Skip the pictures and quote all of the lines exactly.

* START *

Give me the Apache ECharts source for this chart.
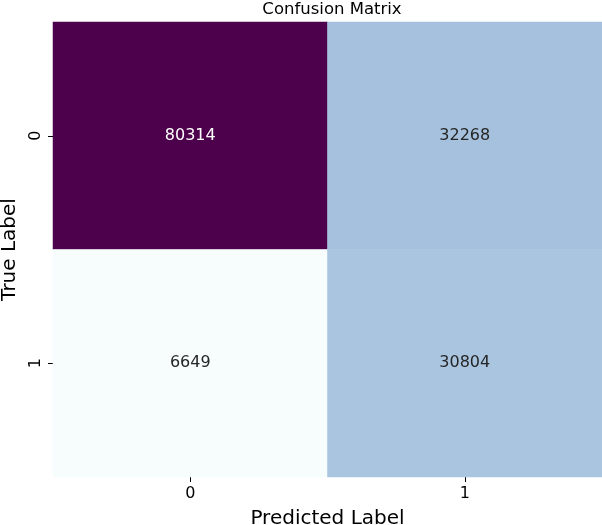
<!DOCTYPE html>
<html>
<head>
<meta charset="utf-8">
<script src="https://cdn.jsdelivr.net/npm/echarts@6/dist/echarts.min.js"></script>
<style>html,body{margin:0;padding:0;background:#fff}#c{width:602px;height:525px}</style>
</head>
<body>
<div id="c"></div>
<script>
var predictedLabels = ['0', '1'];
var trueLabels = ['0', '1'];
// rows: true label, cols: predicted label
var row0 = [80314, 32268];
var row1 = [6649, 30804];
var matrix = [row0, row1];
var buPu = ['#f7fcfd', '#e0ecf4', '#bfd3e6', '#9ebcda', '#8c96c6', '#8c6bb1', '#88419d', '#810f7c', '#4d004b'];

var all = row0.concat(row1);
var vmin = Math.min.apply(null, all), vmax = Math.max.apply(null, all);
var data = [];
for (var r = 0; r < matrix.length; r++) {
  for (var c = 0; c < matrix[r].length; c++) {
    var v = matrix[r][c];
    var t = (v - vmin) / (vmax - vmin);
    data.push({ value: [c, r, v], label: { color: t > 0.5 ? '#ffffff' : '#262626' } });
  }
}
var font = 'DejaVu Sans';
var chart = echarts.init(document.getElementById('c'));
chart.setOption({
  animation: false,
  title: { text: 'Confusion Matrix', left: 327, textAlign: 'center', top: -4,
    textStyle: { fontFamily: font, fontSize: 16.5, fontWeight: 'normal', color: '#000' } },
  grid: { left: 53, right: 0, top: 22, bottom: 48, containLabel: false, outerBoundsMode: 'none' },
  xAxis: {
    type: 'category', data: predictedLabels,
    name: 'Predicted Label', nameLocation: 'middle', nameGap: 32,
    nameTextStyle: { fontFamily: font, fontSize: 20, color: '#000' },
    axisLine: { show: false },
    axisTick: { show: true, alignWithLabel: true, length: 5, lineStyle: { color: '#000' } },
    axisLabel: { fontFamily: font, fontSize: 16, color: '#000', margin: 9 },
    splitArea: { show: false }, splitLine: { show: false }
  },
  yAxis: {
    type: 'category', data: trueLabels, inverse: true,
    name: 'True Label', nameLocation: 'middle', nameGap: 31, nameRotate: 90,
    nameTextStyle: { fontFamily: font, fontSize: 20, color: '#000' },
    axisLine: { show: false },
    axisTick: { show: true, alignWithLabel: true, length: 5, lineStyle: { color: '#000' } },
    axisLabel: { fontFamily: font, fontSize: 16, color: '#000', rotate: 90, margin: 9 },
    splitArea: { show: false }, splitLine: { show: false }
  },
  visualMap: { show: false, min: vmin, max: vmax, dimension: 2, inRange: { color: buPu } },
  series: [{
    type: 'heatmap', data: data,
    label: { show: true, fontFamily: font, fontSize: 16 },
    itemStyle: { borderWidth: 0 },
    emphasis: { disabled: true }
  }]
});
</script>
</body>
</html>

* END *

## Task answer:
Give me the Apache ECharts source for this chart.
<!DOCTYPE html>
<html>
<head>
<meta charset="utf-8">
<script src="https://cdn.jsdelivr.net/npm/echarts@6/dist/echarts.min.js"></script>
<style>html,body{margin:0;padding:0;background:#fff}#c{width:602px;height:525px}</style>
</head>
<body>
<div id="c"></div>
<script>
var predictedLabels = ['0', '1'];
var trueLabels = ['0', '1'];
// rows: true label, cols: predicted label
var row0 = [80314, 32268];
var row1 = [6649, 30804];
var matrix = [row0, row1];
var buPu = ['#f7fcfd', '#e0ecf4', '#bfd3e6', '#9ebcda', '#8c96c6', '#8c6bb1', '#88419d', '#810f7c', '#4d004b'];

var all = row0.concat(row1);
var vmin = Math.min.apply(null, all), vmax = Math.max.apply(null, all);
var data = [];
for (var r = 0; r < matrix.length; r++) {
  for (var c = 0; c < matrix[r].length; c++) {
    var v = matrix[r][c];
    var t = (v - vmin) / (vmax - vmin);
    data.push({ value: [c, r, v], label: { color: t > 0.5 ? '#ffffff' : '#262626' } });
  }
}
var font = 'DejaVu Sans';
var chart = echarts.init(document.getElementById('c'));
chart.setOption({
  animation: false,
  title: { text: 'Confusion Matrix', left: 327, textAlign: 'center', top: -4,
    textStyle: { fontFamily: font, fontSize: 16.5, fontWeight: 'normal', color: '#000' } },
  grid: { left: 53, right: 0, top: 22, bottom: 48, containLabel: false, outerBoundsMode: 'none' },
  xAxis: {
    type: 'category', data: predictedLabels,
    name: 'Predicted Label', nameLocation: 'middle', nameGap: 32,
    nameTextStyle: { fontFamily: font, fontSize: 20, color: '#000' },
    axisLine: { show: false },
    axisTick: { show: true, alignWithLabel: true, length: 5, lineStyle: { color: '#000' } },
    axisLabel: { fontFamily: font, fontSize: 16, color: '#000', margin: 9 },
    splitArea: { show: false }, splitLine: { show: false }
  },
  yAxis: {
    type: 'category', data: trueLabels, inverse: true,
    name: 'True Label', nameLocation: 'middle', nameGap: 31, nameRotate: 90,
    nameTextStyle: { fontFamily: font, fontSize: 20, color: '#000' },
    axisLine: { show: false },
    axisTick: { show: true, alignWithLabel: true, length: 5, lineStyle: { color: '#000' } },
    axisLabel: { fontFamily: font, fontSize: 16, color: '#000', rotate: 90, margin: 9 },
    splitArea: { show: false }, splitLine: { show: false }
  },
  visualMap: { show: false, min: vmin, max: vmax, dimension: 2, inRange: { color: buPu } },
  series: [{
    type: 'heatmap', data: data,
    label: { show: true, fontFamily: font, fontSize: 16 },
    itemStyle: { borderWidth: 0 },
    emphasis: { disabled: true }
  }]
});
</script>
</body>
</html>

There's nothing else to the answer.